═══ DATA PROVIDED ═══

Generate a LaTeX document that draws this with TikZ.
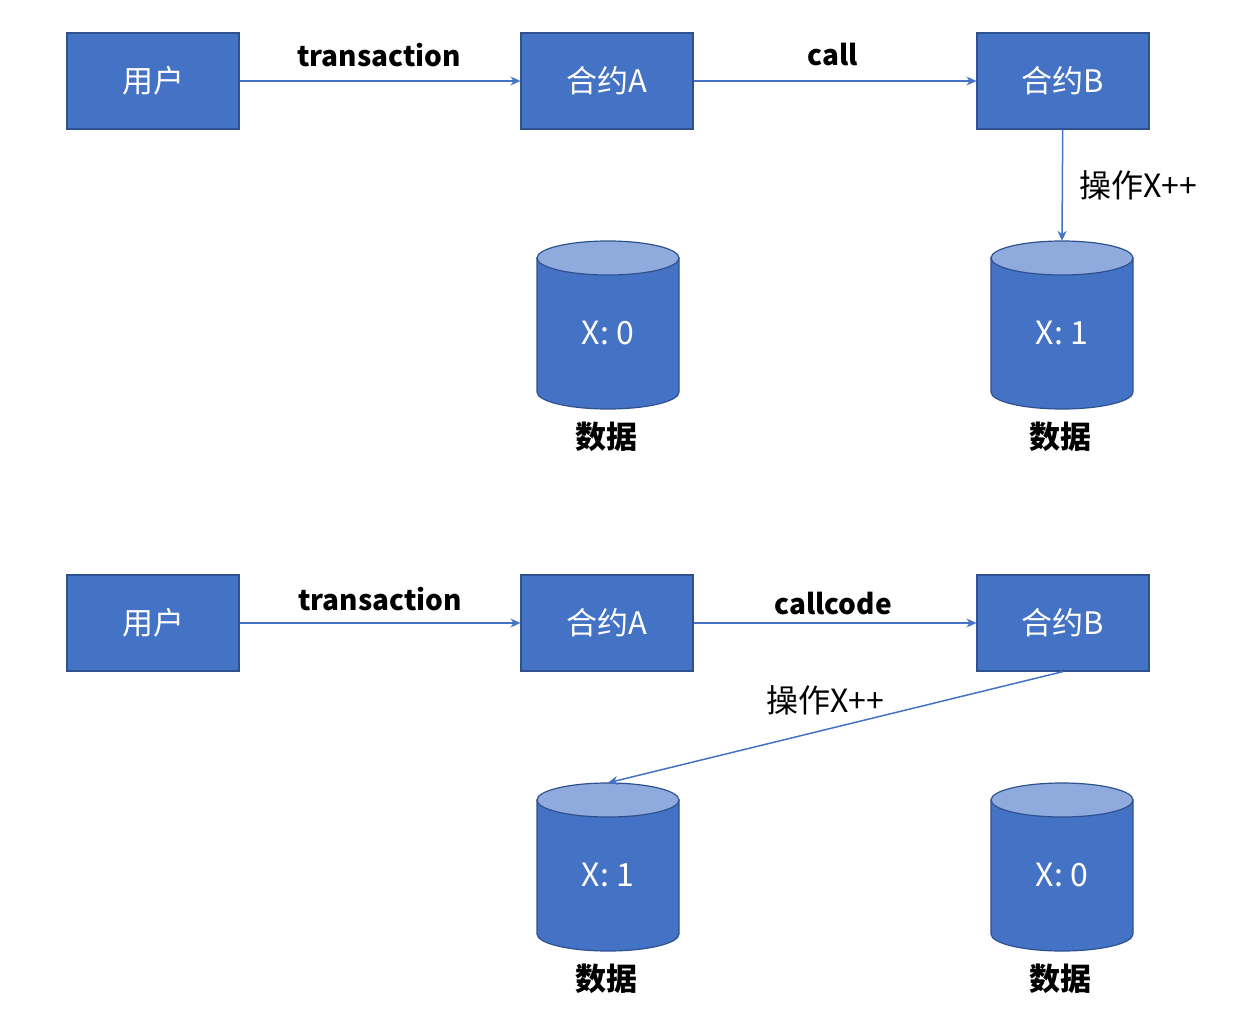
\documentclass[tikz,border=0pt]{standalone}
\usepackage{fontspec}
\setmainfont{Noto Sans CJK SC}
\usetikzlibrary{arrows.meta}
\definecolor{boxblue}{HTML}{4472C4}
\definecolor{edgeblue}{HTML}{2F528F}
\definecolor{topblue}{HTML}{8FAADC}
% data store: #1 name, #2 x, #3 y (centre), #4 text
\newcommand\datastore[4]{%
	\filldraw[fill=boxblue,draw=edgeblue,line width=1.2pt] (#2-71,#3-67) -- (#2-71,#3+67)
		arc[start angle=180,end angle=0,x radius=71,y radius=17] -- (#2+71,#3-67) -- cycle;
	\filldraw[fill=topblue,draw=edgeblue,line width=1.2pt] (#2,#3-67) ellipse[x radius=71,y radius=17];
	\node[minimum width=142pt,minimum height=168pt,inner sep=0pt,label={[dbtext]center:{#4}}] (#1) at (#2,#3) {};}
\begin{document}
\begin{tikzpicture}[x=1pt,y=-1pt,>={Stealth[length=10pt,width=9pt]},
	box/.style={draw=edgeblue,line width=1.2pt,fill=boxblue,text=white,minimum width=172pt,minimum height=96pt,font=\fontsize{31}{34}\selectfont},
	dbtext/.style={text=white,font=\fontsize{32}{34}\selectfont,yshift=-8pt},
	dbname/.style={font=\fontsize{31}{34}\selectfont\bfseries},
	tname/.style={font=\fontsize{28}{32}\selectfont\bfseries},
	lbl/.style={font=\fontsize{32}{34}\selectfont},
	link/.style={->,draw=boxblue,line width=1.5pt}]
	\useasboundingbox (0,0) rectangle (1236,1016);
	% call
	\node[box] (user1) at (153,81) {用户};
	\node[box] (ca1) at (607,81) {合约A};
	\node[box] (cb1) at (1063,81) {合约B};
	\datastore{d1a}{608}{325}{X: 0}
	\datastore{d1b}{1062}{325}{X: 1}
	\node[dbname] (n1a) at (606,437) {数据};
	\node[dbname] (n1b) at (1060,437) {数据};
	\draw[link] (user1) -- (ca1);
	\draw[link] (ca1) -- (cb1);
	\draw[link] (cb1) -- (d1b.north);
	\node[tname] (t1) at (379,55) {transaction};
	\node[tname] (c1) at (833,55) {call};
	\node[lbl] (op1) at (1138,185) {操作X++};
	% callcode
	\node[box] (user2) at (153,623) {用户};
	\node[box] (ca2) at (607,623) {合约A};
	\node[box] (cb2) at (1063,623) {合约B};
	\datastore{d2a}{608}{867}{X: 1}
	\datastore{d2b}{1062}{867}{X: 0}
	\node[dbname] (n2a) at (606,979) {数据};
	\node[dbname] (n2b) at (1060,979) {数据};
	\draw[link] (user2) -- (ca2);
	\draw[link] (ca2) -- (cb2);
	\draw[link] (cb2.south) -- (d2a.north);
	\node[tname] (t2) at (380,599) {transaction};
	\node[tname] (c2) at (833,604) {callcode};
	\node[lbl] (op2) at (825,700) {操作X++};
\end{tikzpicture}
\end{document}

═══

_TASK DESCRIPTION_. Drop the images and repeat the data exactly.

_WRITTEN RESPONSE_.
Generate a LaTeX document that draws this with TikZ.
\documentclass[tikz,border=0pt]{standalone}
\usepackage{fontspec}
\setmainfont{Noto Sans CJK SC}
\usetikzlibrary{arrows.meta}
\definecolor{boxblue}{HTML}{4472C4}
\definecolor{edgeblue}{HTML}{2F528F}
\definecolor{topblue}{HTML}{8FAADC}
% data store: #1 name, #2 x, #3 y (centre), #4 text
\newcommand\datastore[4]{%
	\filldraw[fill=boxblue,draw=edgeblue,line width=1.2pt] (#2-71,#3-67) -- (#2-71,#3+67)
		arc[start angle=180,end angle=0,x radius=71,y radius=17] -- (#2+71,#3-67) -- cycle;
	\filldraw[fill=topblue,draw=edgeblue,line width=1.2pt] (#2,#3-67) ellipse[x radius=71,y radius=17];
	\node[minimum width=142pt,minimum height=168pt,inner sep=0pt,label={[dbtext]center:{#4}}] (#1) at (#2,#3) {};}
\begin{document}
\begin{tikzpicture}[x=1pt,y=-1pt,>={Stealth[length=10pt,width=9pt]},
	box/.style={draw=edgeblue,line width=1.2pt,fill=boxblue,text=white,minimum width=172pt,minimum height=96pt,font=\fontsize{31}{34}\selectfont},
	dbtext/.style={text=white,font=\fontsize{32}{34}\selectfont,yshift=-8pt},
	dbname/.style={font=\fontsize{31}{34}\selectfont\bfseries},
	tname/.style={font=\fontsize{28}{32}\selectfont\bfseries},
	lbl/.style={font=\fontsize{32}{34}\selectfont},
	link/.style={->,draw=boxblue,line width=1.5pt}]
	\useasboundingbox (0,0) rectangle (1236,1016);
	% call
	\node[box] (user1) at (153,81) {用户};
	\node[box] (ca1) at (607,81) {合约A};
	\node[box] (cb1) at (1063,81) {合约B};
	\datastore{d1a}{608}{325}{X: 0}
	\datastore{d1b}{1062}{325}{X: 1}
	\node[dbname] (n1a) at (606,437) {数据};
	\node[dbname] (n1b) at (1060,437) {数据};
	\draw[link] (user1) -- (ca1);
	\draw[link] (ca1) -- (cb1);
	\draw[link] (cb1) -- (d1b.north);
	\node[tname] (t1) at (379,55) {transaction};
	\node[tname] (c1) at (833,55) {call};
	\node[lbl] (op1) at (1138,185) {操作X++};
	% callcode
	\node[box] (user2) at (153,623) {用户};
	\node[box] (ca2) at (607,623) {合约A};
	\node[box] (cb2) at (1063,623) {合约B};
	\datastore{d2a}{608}{867}{X: 1}
	\datastore{d2b}{1062}{867}{X: 0}
	\node[dbname] (n2a) at (606,979) {数据};
	\node[dbname] (n2b) at (1060,979) {数据};
	\draw[link] (user2) -- (ca2);
	\draw[link] (ca2) -- (cb2);
	\draw[link] (cb2.south) -- (d2a.north);
	\node[tname] (t2) at (380,599) {transaction};
	\node[tname] (c2) at (833,604) {callcode};
	\node[lbl] (op2) at (825,700) {操作X++};
\end{tikzpicture}
\end{document}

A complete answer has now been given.